Мне лично кажется, что богостроители — это те люди, которые, подобно Конту, родились не в старую христианскую эру, а в новую, под знаком антихристианства.
Пытаясь построить свое религиозное миросозерцание вне христианского влияния, они самою силою вещей подошли к идеям и вопросам, поставленным христианством.
Мне думается, что это богостроительство кончится великим крушением, подобным крушению башни Вавилонской, потому что у новых строителей нет и не может быть такого цемента, который связывал бы две несвязуемые каменные глыбы — сверхчеловека и сверхчеловечество. Эти твердыни могут быть связаны лишь при восстановлении эры христианской, восстановлении не только внешнем, но и внутреннем. Т.е. тогда, когда на фундаменте исторически и мистически реального Богочеловека будет продолжаться приостановленное было строение богочеловеческого, а не человекобожеского здания, здания грядущего единства христианского мира.

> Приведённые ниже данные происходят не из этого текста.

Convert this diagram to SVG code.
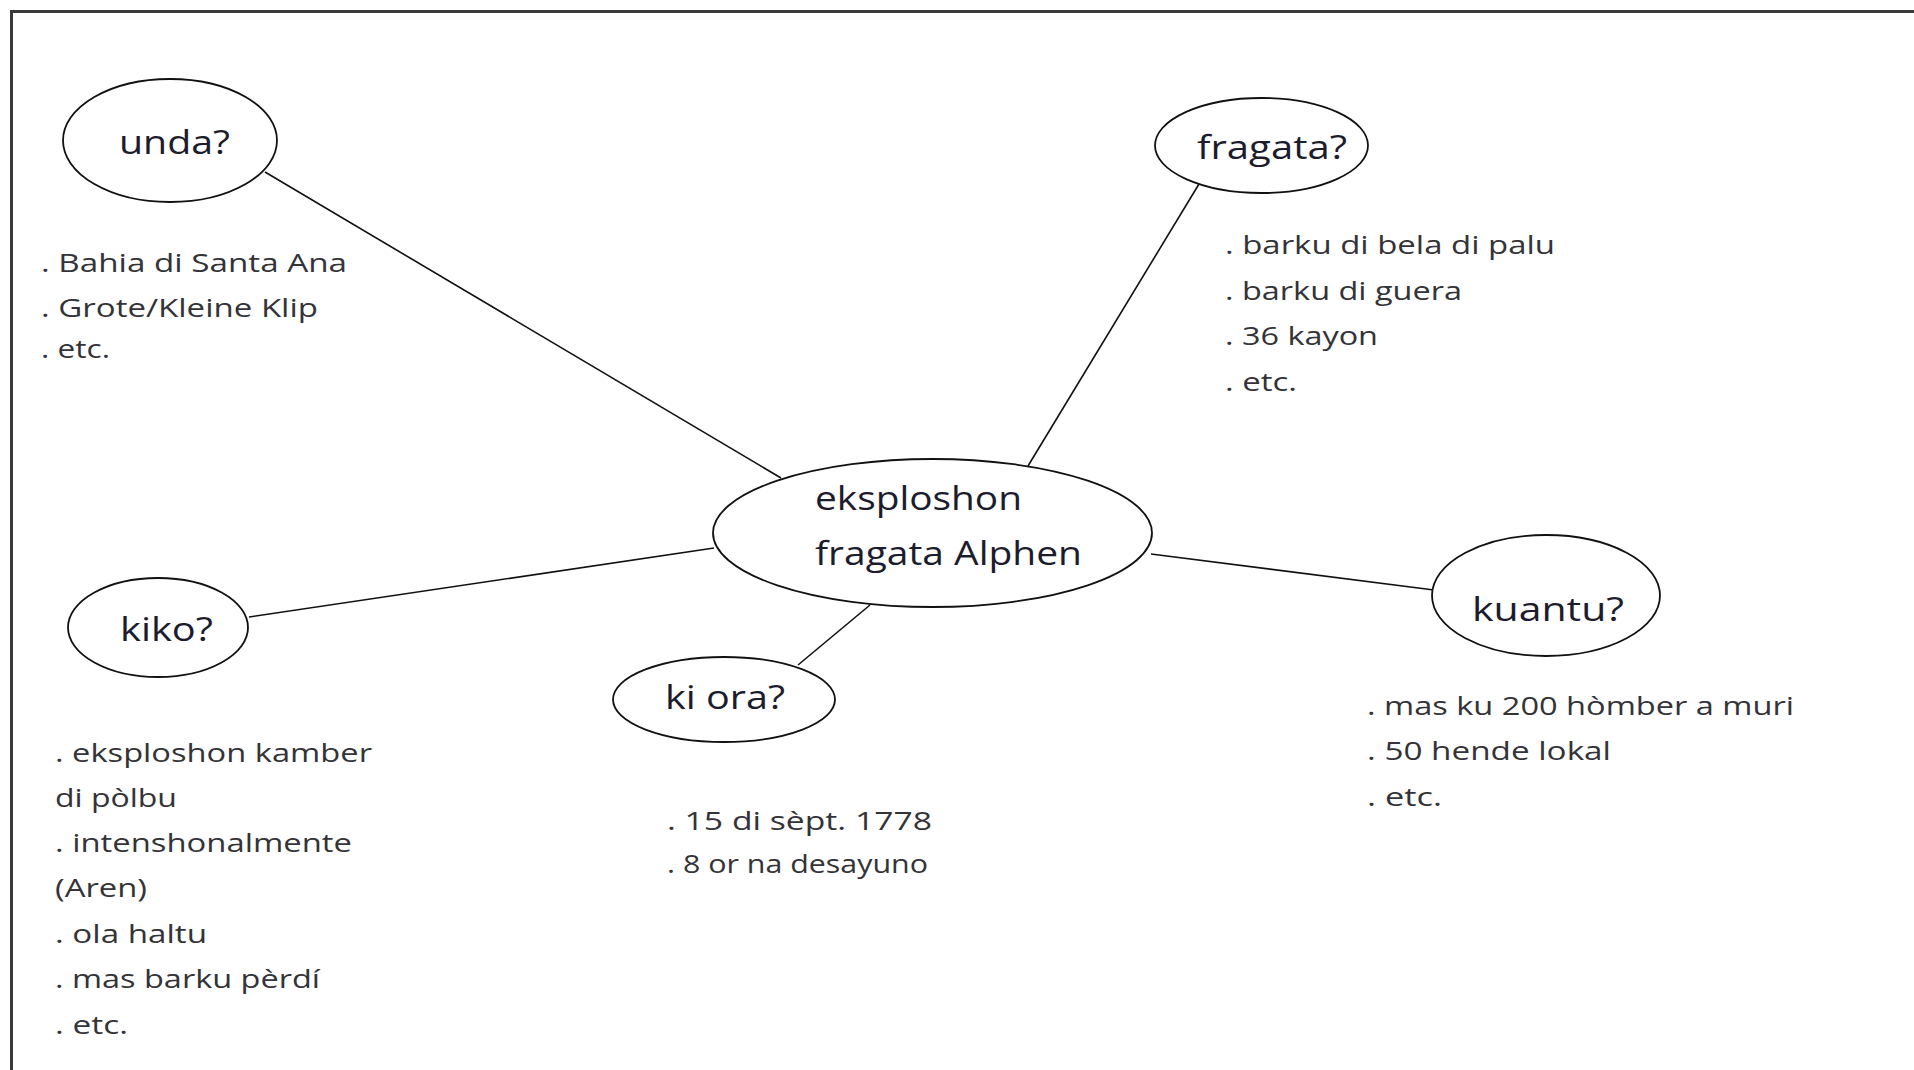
<svg xmlns="http://www.w3.org/2000/svg" width="1914" height="1070" viewBox="0 0 1914 1070">
<style>
.bg{fill:#fff}
.frame{fill:none;stroke:#3a3a3a;stroke-width:3}
.node ellipse{fill:#fff;stroke:#111;stroke-width:1.8}
.title{font-family:"Open Sans","Noto Sans",sans-serif;font-size:33px;fill:#1c1c2c}
.item{font-family:"Open Sans","Noto Sans",sans-serif;font-size:26px;fill:#333338}
#connectors line{stroke:#111;stroke-width:1.6}
</style>
<rect class="bg" x="0" y="0" width="1914" height="1070"/>
<path class="frame" d="M11.5,1070 V11.5 H1914"/>
<g id="connectors">
<line x1="265" y1="172" x2="781" y2="478"/>
<line x1="1199" y1="184" x2="1028" y2="466"/>
<line x1="249" y1="617" x2="714" y2="548"/>
<line x1="798" y1="665" x2="870" y2="605"/>
<line x1="1151" y1="554" x2="1434" y2="590"/>
</g>
<g id="center" class="node">
<ellipse cx="932.5" cy="533" rx="219.5" ry="74"/>
<text class="title" x="815" y="510" textLength="207" lengthAdjust="spacingAndGlyphs">eksploshon</text>
<text class="title" x="815" y="565" textLength="267" lengthAdjust="spacingAndGlyphs">fragata Alphen</text>
</g>
<g id="unda" class="node">
<ellipse cx="170" cy="140.5" rx="107" ry="61.5"/>
<text class="title" x="119" y="154" textLength="111" lengthAdjust="spacingAndGlyphs">unda?</text>
</g>
<g id="unda-list">
<text class="item" x="41" y="272" textLength="306" lengthAdjust="spacingAndGlyphs">. Bahia di Santa Ana</text>
<text class="item" x="41" y="317" textLength="277" lengthAdjust="spacingAndGlyphs">. Grote/Kleine Klip</text>
<text class="item" x="41" y="358" textLength="69" lengthAdjust="spacingAndGlyphs">. etc.</text>
</g>
<g id="fragata" class="node">
<ellipse cx="1261.5" cy="145.5" rx="106.5" ry="47.5"/>
<text class="title" x="1197" y="159" textLength="150" lengthAdjust="spacingAndGlyphs">fragata?</text>
</g>
<g id="fragata-list">
<text class="item" x="1225" y="254" textLength="330" lengthAdjust="spacingAndGlyphs">. barku di bela di palu</text>
<text class="item" x="1225" y="300" textLength="237" lengthAdjust="spacingAndGlyphs">. barku di guera</text>
<text class="item" x="1225" y="345" textLength="153" lengthAdjust="spacingAndGlyphs">. 36 kayon</text>
<text class="item" x="1225" y="391" textLength="72" lengthAdjust="spacingAndGlyphs">. etc.</text>
</g>
<g id="kiko" class="node">
<ellipse cx="158" cy="627.5" rx="90" ry="49.5"/>
<text class="title" x="120" y="641" textLength="93" lengthAdjust="spacingAndGlyphs">kiko?</text>
</g>
<g id="kiko-list">
<text class="item" x="55" y="762" textLength="317" lengthAdjust="spacingAndGlyphs">. eksploshon kamber</text>
<text class="item" x="55" y="807" textLength="122" lengthAdjust="spacingAndGlyphs">di pòlbu</text>
<text class="item" x="55" y="852" textLength="297" lengthAdjust="spacingAndGlyphs">. intenshonalmente</text>
<text class="item" x="55" y="897" textLength="92" lengthAdjust="spacingAndGlyphs">(Aren)</text>
<text class="item" x="55" y="943" textLength="152" lengthAdjust="spacingAndGlyphs">. ola haltu</text>
<text class="item" x="55" y="988" textLength="265" lengthAdjust="spacingAndGlyphs">. mas barku pèrdí</text>
<text class="item" x="55" y="1034" textLength="73" lengthAdjust="spacingAndGlyphs">. etc.</text>
</g>
<g id="kiora" class="node">
<ellipse cx="724" cy="699.5" rx="111" ry="42.5"/>
<text class="title" x="665" y="709" textLength="120" lengthAdjust="spacingAndGlyphs">ki ora?</text>
</g>
<g id="kiora-list">
<text class="item" x="667" y="830" textLength="265" lengthAdjust="spacingAndGlyphs">. 15 di sèpt. 1778</text>
<text class="item" x="667" y="873" textLength="261" lengthAdjust="spacingAndGlyphs">. 8 or na desayuno</text>
</g>
<g id="kuantu" class="node">
<ellipse cx="1546" cy="595.5" rx="114" ry="60.5"/>
<text class="title" x="1472" y="621" textLength="152" lengthAdjust="spacingAndGlyphs">kuantu?</text>
</g>
<g id="kuantu-list">
<text class="item" x="1367" y="715" textLength="427" lengthAdjust="spacingAndGlyphs">. mas ku 200 hòmber a muri</text>
<text class="item" x="1367" y="760" textLength="244" lengthAdjust="spacingAndGlyphs">. 50 hende lokal</text>
<text class="item" x="1367" y="806" textLength="75" lengthAdjust="spacingAndGlyphs">. etc.</text>
</g>
</svg>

Я думаю, что умудренная лучшим знанием вечерняя любовь Владимира Соловьева имеет за собой глубокие основания.
Признать богостроителей врагами слишком рано. Постройка Вавилонской башни еще почти и не началась. Извилистыми, окольными путями многие из богостроителей идут туда же, куда и богоискатели. Время окончательного разрыва еще не наступило. И не потому ли богостроители так яростно нападают на христианство, что подлинного христианства они не знают и что слишком много злого и темного накопилось там, где должно гореть ярким огнем святое имя?
И на вопрос, друзья или враги богостроители богоискателям можно ответить так: верим, что станут друзьями.